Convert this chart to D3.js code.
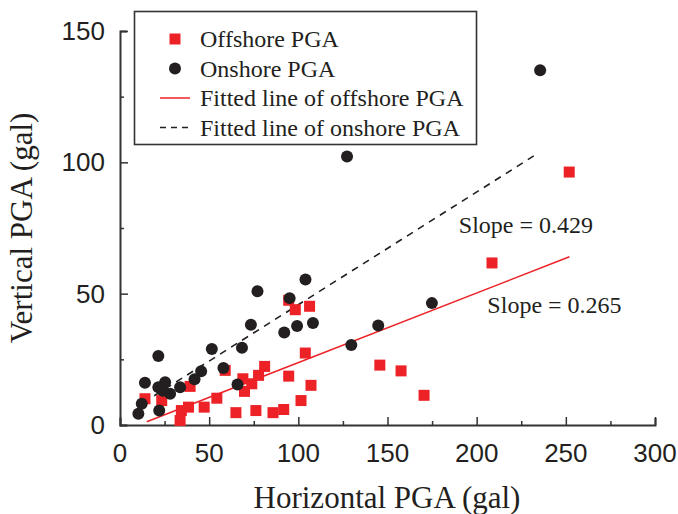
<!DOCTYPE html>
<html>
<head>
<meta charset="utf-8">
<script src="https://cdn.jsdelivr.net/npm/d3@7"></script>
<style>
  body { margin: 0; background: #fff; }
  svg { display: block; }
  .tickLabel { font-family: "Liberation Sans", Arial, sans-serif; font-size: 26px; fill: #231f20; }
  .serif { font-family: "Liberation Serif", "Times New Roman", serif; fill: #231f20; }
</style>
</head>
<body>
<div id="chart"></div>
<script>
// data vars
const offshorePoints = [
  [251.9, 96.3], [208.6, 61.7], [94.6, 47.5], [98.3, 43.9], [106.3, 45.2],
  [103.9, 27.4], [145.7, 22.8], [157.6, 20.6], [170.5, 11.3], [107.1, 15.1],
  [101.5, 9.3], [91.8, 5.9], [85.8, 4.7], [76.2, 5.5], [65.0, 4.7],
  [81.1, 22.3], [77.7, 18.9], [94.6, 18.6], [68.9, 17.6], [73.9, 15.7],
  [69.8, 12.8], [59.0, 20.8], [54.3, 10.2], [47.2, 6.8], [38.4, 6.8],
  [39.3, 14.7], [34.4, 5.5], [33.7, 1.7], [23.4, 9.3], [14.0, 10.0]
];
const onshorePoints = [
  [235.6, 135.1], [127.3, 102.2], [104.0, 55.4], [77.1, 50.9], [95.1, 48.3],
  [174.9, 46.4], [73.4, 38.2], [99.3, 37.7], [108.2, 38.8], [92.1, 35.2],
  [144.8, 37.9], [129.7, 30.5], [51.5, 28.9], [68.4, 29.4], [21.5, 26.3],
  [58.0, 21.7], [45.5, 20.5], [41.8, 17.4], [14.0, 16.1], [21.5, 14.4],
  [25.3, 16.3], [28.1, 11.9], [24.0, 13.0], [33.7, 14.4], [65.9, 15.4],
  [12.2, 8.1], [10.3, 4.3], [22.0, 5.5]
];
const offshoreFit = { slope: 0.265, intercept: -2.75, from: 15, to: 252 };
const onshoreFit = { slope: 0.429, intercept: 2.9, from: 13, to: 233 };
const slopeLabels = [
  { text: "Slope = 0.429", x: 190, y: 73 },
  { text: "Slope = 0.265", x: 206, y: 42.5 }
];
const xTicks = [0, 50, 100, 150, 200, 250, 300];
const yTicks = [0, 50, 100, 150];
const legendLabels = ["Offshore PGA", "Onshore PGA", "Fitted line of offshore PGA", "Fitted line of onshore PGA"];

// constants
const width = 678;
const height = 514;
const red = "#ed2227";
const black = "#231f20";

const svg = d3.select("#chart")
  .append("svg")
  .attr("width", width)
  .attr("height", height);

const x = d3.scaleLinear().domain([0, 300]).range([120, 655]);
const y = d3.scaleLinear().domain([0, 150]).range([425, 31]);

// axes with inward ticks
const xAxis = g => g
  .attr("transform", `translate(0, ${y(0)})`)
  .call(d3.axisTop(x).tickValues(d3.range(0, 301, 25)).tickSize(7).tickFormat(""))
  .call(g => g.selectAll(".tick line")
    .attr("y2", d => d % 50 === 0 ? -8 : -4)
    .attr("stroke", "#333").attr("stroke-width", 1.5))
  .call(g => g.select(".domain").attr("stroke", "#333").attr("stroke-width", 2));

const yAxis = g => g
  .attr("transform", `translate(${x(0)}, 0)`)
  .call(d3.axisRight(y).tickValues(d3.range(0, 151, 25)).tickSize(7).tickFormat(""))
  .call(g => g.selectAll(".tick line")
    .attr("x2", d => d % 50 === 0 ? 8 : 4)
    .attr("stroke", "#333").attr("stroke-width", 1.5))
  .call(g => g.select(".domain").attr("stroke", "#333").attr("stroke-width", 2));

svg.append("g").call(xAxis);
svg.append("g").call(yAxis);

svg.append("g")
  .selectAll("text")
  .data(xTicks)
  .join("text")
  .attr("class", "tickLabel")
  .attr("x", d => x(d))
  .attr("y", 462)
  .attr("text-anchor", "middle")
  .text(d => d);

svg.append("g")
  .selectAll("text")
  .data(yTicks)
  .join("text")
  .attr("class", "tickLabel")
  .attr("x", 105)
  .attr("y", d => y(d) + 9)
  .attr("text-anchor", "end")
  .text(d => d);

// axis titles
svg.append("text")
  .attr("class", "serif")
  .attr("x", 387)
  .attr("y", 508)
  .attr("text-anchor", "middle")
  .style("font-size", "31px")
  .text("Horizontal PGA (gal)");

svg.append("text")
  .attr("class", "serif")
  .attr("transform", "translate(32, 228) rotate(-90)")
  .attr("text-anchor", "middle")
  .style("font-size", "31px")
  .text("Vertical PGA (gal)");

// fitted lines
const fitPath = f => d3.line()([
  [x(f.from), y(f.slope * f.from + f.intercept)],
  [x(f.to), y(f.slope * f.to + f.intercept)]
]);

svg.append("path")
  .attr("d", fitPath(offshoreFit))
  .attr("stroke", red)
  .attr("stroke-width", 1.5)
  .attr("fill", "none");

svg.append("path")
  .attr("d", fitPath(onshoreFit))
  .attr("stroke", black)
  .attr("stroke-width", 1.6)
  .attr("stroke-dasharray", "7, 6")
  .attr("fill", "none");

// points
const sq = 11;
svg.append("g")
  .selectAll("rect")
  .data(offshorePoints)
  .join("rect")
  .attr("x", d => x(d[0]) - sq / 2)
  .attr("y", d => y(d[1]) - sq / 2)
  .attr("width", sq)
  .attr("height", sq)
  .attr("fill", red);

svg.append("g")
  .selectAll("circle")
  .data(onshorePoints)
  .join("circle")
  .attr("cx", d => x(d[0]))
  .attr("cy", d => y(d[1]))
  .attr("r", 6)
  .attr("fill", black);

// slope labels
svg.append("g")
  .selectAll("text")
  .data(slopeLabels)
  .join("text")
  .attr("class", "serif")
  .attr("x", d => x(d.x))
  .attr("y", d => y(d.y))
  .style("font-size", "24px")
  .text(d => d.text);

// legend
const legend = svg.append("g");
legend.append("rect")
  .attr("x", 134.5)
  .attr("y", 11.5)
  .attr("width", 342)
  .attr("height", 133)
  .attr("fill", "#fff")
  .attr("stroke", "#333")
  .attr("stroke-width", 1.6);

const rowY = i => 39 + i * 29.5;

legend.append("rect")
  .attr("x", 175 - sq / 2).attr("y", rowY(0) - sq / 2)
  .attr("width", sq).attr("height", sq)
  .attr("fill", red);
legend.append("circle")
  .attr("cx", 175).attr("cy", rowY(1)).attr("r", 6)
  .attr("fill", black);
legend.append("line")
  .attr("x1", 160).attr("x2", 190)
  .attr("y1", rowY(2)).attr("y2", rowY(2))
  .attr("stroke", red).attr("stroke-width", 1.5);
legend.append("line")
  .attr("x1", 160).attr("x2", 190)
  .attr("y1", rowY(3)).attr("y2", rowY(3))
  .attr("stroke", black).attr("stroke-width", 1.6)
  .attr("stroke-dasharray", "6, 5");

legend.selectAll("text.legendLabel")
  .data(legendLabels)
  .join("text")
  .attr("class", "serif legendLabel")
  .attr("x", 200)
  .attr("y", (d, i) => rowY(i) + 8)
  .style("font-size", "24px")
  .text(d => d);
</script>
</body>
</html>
....
**Directions**.
Return the listing above in full and without alteration, excluding its pictures.

**The reply**.
Convert this chart to D3.js code.
<!DOCTYPE html>
<html>
<head>
<meta charset="utf-8">
<script src="https://cdn.jsdelivr.net/npm/d3@7"></script>
<style>
  body { margin: 0; background: #fff; }
  svg { display: block; }
  .tickLabel { font-family: "Liberation Sans", Arial, sans-serif; font-size: 26px; fill: #231f20; }
  .serif { font-family: "Liberation Serif", "Times New Roman", serif; fill: #231f20; }
</style>
</head>
<body>
<div id="chart"></div>
<script>
// data vars
const offshorePoints = [
  [251.9, 96.3], [208.6, 61.7], [94.6, 47.5], [98.3, 43.9], [106.3, 45.2],
  [103.9, 27.4], [145.7, 22.8], [157.6, 20.6], [170.5, 11.3], [107.1, 15.1],
  [101.5, 9.3], [91.8, 5.9], [85.8, 4.7], [76.2, 5.5], [65.0, 4.7],
  [81.1, 22.3], [77.7, 18.9], [94.6, 18.6], [68.9, 17.6], [73.9, 15.7],
  [69.8, 12.8], [59.0, 20.8], [54.3, 10.2], [47.2, 6.8], [38.4, 6.8],
  [39.3, 14.7], [34.4, 5.5], [33.7, 1.7], [23.4, 9.3], [14.0, 10.0]
];
const onshorePoints = [
  [235.6, 135.1], [127.3, 102.2], [104.0, 55.4], [77.1, 50.9], [95.1, 48.3],
  [174.9, 46.4], [73.4, 38.2], [99.3, 37.7], [108.2, 38.8], [92.1, 35.2],
  [144.8, 37.9], [129.7, 30.5], [51.5, 28.9], [68.4, 29.4], [21.5, 26.3],
  [58.0, 21.7], [45.5, 20.5], [41.8, 17.4], [14.0, 16.1], [21.5, 14.4],
  [25.3, 16.3], [28.1, 11.9], [24.0, 13.0], [33.7, 14.4], [65.9, 15.4],
  [12.2, 8.1], [10.3, 4.3], [22.0, 5.5]
];
const offshoreFit = { slope: 0.265, intercept: -2.75, from: 15, to: 252 };
const onshoreFit = { slope: 0.429, intercept: 2.9, from: 13, to: 233 };
const slopeLabels = [
  { text: "Slope = 0.429", x: 190, y: 73 },
  { text: "Slope = 0.265", x: 206, y: 42.5 }
];
const xTicks = [0, 50, 100, 150, 200, 250, 300];
const yTicks = [0, 50, 100, 150];
const legendLabels = ["Offshore PGA", "Onshore PGA", "Fitted line of offshore PGA", "Fitted line of onshore PGA"];

// constants
const width = 678;
const height = 514;
const red = "#ed2227";
const black = "#231f20";

const svg = d3.select("#chart")
  .append("svg")
  .attr("width", width)
  .attr("height", height);

const x = d3.scaleLinear().domain([0, 300]).range([120, 655]);
const y = d3.scaleLinear().domain([0, 150]).range([425, 31]);

// axes with inward ticks
const xAxis = g => g
  .attr("transform", `translate(0, ${y(0)})`)
  .call(d3.axisTop(x).tickValues(d3.range(0, 301, 25)).tickSize(7).tickFormat(""))
  .call(g => g.selectAll(".tick line")
    .attr("y2", d => d % 50 === 0 ? -8 : -4)
    .attr("stroke", "#333").attr("stroke-width", 1.5))
  .call(g => g.select(".domain").attr("stroke", "#333").attr("stroke-width", 2));

const yAxis = g => g
  .attr("transform", `translate(${x(0)}, 0)`)
  .call(d3.axisRight(y).tickValues(d3.range(0, 151, 25)).tickSize(7).tickFormat(""))
  .call(g => g.selectAll(".tick line")
    .attr("x2", d => d % 50 === 0 ? 8 : 4)
    .attr("stroke", "#333").attr("stroke-width", 1.5))
  .call(g => g.select(".domain").attr("stroke", "#333").attr("stroke-width", 2));

svg.append("g").call(xAxis);
svg.append("g").call(yAxis);

svg.append("g")
  .selectAll("text")
  .data(xTicks)
  .join("text")
  .attr("class", "tickLabel")
  .attr("x", d => x(d))
  .attr("y", 462)
  .attr("text-anchor", "middle")
  .text(d => d);

svg.append("g")
  .selectAll("text")
  .data(yTicks)
  .join("text")
  .attr("class", "tickLabel")
  .attr("x", 105)
  .attr("y", d => y(d) + 9)
  .attr("text-anchor", "end")
  .text(d => d);

// axis titles
svg.append("text")
  .attr("class", "serif")
  .attr("x", 387)
  .attr("y", 508)
  .attr("text-anchor", "middle")
  .style("font-size", "31px")
  .text("Horizontal PGA (gal)");

svg.append("text")
  .attr("class", "serif")
  .attr("transform", "translate(32, 228) rotate(-90)")
  .attr("text-anchor", "middle")
  .style("font-size", "31px")
  .text("Vertical PGA (gal)");

// fitted lines
const fitPath = f => d3.line()([
  [x(f.from), y(f.slope * f.from + f.intercept)],
  [x(f.to), y(f.slope * f.to + f.intercept)]
]);

svg.append("path")
  .attr("d", fitPath(offshoreFit))
  .attr("stroke", red)
  .attr("stroke-width", 1.5)
  .attr("fill", "none");

svg.append("path")
  .attr("d", fitPath(onshoreFit))
  .attr("stroke", black)
  .attr("stroke-width", 1.6)
  .attr("stroke-dasharray", "7, 6")
  .attr("fill", "none");

// points
const sq = 11;
svg.append("g")
  .selectAll("rect")
  .data(offshorePoints)
  .join("rect")
  .attr("x", d => x(d[0]) - sq / 2)
  .attr("y", d => y(d[1]) - sq / 2)
  .attr("width", sq)
  .attr("height", sq)
  .attr("fill", red);

svg.append("g")
  .selectAll("circle")
  .data(onshorePoints)
  .join("circle")
  .attr("cx", d => x(d[0]))
  .attr("cy", d => y(d[1]))
  .attr("r", 6)
  .attr("fill", black);

// slope labels
svg.append("g")
  .selectAll("text")
  .data(slopeLabels)
  .join("text")
  .attr("class", "serif")
  .attr("x", d => x(d.x))
  .attr("y", d => y(d.y))
  .style("font-size", "24px")
  .text(d => d.text);

// legend
const legend = svg.append("g");
legend.append("rect")
  .attr("x", 134.5)
  .attr("y", 11.5)
  .attr("width", 342)
  .attr("height", 133)
  .attr("fill", "#fff")
  .attr("stroke", "#333")
  .attr("stroke-width", 1.6);

const rowY = i => 39 + i * 29.5;

legend.append("rect")
  .attr("x", 175 - sq / 2).attr("y", rowY(0) - sq / 2)
  .attr("width", sq).attr("height", sq)
  .attr("fill", red);
legend.append("circle")
  .attr("cx", 175).attr("cy", rowY(1)).attr("r", 6)
  .attr("fill", black);
legend.append("line")
  .attr("x1", 160).attr("x2", 190)
  .attr("y1", rowY(2)).attr("y2", rowY(2))
  .attr("stroke", red).attr("stroke-width", 1.5);
legend.append("line")
  .attr("x1", 160).attr("x2", 190)
  .attr("y1", rowY(3)).attr("y2", rowY(3))
  .attr("stroke", black).attr("stroke-width", 1.6)
  .attr("stroke-dasharray", "6, 5");

legend.selectAll("text.legendLabel")
  .data(legendLabels)
  .join("text")
  .attr("class", "serif legendLabel")
  .attr("x", 200)
  .attr("y", (d, i) => rowY(i) + 8)
  .style("font-size", "24px")
  .text(d => d);
</script>
</body>
</html>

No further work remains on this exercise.